**REQUIREMENT**.
Your task is to restate the data word for word.

········

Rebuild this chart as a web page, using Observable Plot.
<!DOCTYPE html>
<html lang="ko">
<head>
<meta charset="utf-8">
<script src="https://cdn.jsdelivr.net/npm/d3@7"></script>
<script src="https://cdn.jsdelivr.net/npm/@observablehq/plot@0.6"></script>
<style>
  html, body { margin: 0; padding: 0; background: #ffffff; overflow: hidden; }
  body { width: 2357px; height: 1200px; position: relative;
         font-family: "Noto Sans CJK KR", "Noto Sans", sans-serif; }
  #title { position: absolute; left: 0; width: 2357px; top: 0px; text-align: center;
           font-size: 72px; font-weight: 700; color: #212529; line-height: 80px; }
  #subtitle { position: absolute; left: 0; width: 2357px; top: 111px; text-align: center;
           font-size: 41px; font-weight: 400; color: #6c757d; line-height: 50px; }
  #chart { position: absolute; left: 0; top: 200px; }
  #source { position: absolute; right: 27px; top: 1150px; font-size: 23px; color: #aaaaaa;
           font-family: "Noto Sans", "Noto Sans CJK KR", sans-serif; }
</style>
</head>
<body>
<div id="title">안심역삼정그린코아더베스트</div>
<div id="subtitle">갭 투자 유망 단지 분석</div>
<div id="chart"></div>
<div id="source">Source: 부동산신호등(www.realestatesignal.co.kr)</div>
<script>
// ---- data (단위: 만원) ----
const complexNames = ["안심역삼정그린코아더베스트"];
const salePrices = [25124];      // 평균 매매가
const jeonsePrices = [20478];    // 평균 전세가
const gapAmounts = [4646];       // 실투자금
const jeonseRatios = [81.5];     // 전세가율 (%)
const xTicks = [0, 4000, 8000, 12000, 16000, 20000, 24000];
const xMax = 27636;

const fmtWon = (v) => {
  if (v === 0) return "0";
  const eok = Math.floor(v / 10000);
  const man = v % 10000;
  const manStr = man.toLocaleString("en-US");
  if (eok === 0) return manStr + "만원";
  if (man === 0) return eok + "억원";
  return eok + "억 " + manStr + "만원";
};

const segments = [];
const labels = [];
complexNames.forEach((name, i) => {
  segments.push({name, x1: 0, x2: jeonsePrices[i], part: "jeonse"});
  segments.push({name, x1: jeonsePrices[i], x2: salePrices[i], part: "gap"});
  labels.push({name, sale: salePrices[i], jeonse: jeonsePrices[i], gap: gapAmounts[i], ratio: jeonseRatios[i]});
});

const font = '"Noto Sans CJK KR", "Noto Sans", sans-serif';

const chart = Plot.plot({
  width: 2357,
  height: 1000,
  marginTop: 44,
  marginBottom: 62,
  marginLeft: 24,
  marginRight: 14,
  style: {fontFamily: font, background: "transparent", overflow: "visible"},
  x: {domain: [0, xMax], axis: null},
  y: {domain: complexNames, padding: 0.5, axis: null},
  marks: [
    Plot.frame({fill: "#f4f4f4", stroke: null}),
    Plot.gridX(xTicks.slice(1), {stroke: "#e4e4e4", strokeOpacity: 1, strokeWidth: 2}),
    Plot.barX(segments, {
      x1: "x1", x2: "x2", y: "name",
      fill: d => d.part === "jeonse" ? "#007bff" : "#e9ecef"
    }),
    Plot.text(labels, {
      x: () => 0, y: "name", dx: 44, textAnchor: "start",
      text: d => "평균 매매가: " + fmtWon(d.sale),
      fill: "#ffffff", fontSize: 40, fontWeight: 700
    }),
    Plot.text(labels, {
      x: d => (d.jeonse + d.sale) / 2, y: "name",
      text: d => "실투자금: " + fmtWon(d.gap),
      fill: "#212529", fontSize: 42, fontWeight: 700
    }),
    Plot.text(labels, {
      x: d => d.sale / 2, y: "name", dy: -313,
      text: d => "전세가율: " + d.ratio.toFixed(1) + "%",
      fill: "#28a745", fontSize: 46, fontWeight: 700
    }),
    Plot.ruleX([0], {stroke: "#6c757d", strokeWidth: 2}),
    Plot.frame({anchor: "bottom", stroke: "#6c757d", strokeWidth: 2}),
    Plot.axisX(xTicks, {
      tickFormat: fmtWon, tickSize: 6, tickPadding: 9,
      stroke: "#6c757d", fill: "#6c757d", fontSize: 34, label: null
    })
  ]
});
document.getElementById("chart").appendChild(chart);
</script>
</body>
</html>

········

**FINISHED TASK**.
Rebuild this chart as a web page, using Observable Plot.
<!DOCTYPE html>
<html lang="ko">
<head>
<meta charset="utf-8">
<script src="https://cdn.jsdelivr.net/npm/d3@7"></script>
<script src="https://cdn.jsdelivr.net/npm/@observablehq/plot@0.6"></script>
<style>
  html, body { margin: 0; padding: 0; background: #ffffff; overflow: hidden; }
  body { width: 2357px; height: 1200px; position: relative;
         font-family: "Noto Sans CJK KR", "Noto Sans", sans-serif; }
  #title { position: absolute; left: 0; width: 2357px; top: 0px; text-align: center;
           font-size: 72px; font-weight: 700; color: #212529; line-height: 80px; }
  #subtitle { position: absolute; left: 0; width: 2357px; top: 111px; text-align: center;
           font-size: 41px; font-weight: 400; color: #6c757d; line-height: 50px; }
  #chart { position: absolute; left: 0; top: 200px; }
  #source { position: absolute; right: 27px; top: 1150px; font-size: 23px; color: #aaaaaa;
           font-family: "Noto Sans", "Noto Sans CJK KR", sans-serif; }
</style>
</head>
<body>
<div id="title">안심역삼정그린코아더베스트</div>
<div id="subtitle">갭 투자 유망 단지 분석</div>
<div id="chart"></div>
<div id="source">Source: 부동산신호등(www.realestatesignal.co.kr)</div>
<script>
// ---- data (단위: 만원) ----
const complexNames = ["안심역삼정그린코아더베스트"];
const salePrices = [25124];      // 평균 매매가
const jeonsePrices = [20478];    // 평균 전세가
const gapAmounts = [4646];       // 실투자금
const jeonseRatios = [81.5];     // 전세가율 (%)
const xTicks = [0, 4000, 8000, 12000, 16000, 20000, 24000];
const xMax = 27636;

const fmtWon = (v) => {
  if (v === 0) return "0";
  const eok = Math.floor(v / 10000);
  const man = v % 10000;
  const manStr = man.toLocaleString("en-US");
  if (eok === 0) return manStr + "만원";
  if (man === 0) return eok + "억원";
  return eok + "억 " + manStr + "만원";
};

const segments = [];
const labels = [];
complexNames.forEach((name, i) => {
  segments.push({name, x1: 0, x2: jeonsePrices[i], part: "jeonse"});
  segments.push({name, x1: jeonsePrices[i], x2: salePrices[i], part: "gap"});
  labels.push({name, sale: salePrices[i], jeonse: jeonsePrices[i], gap: gapAmounts[i], ratio: jeonseRatios[i]});
});

const font = '"Noto Sans CJK KR", "Noto Sans", sans-serif';

const chart = Plot.plot({
  width: 2357,
  height: 1000,
  marginTop: 44,
  marginBottom: 62,
  marginLeft: 24,
  marginRight: 14,
  style: {fontFamily: font, background: "transparent", overflow: "visible"},
  x: {domain: [0, xMax], axis: null},
  y: {domain: complexNames, padding: 0.5, axis: null},
  marks: [
    Plot.frame({fill: "#f4f4f4", stroke: null}),
    Plot.gridX(xTicks.slice(1), {stroke: "#e4e4e4", strokeOpacity: 1, strokeWidth: 2}),
    Plot.barX(segments, {
      x1: "x1", x2: "x2", y: "name",
      fill: d => d.part === "jeonse" ? "#007bff" : "#e9ecef"
    }),
    Plot.text(labels, {
      x: () => 0, y: "name", dx: 44, textAnchor: "start",
      text: d => "평균 매매가: " + fmtWon(d.sale),
      fill: "#ffffff", fontSize: 40, fontWeight: 700
    }),
    Plot.text(labels, {
      x: d => (d.jeonse + d.sale) / 2, y: "name",
      text: d => "실투자금: " + fmtWon(d.gap),
      fill: "#212529", fontSize: 42, fontWeight: 700
    }),
    Plot.text(labels, {
      x: d => d.sale / 2, y: "name", dy: -313,
      text: d => "전세가율: " + d.ratio.toFixed(1) + "%",
      fill: "#28a745", fontSize: 46, fontWeight: 700
    }),
    Plot.ruleX([0], {stroke: "#6c757d", strokeWidth: 2}),
    Plot.frame({anchor: "bottom", stroke: "#6c757d", strokeWidth: 2}),
    Plot.axisX(xTicks, {
      tickFormat: fmtWon, tickSize: 6, tickPadding: 9,
      stroke: "#6c757d", fill: "#6c757d", fontSize: 34, label: null
    })
  ]
});
document.getElementById("chart").appendChild(chart);
</script>
</body>
</html>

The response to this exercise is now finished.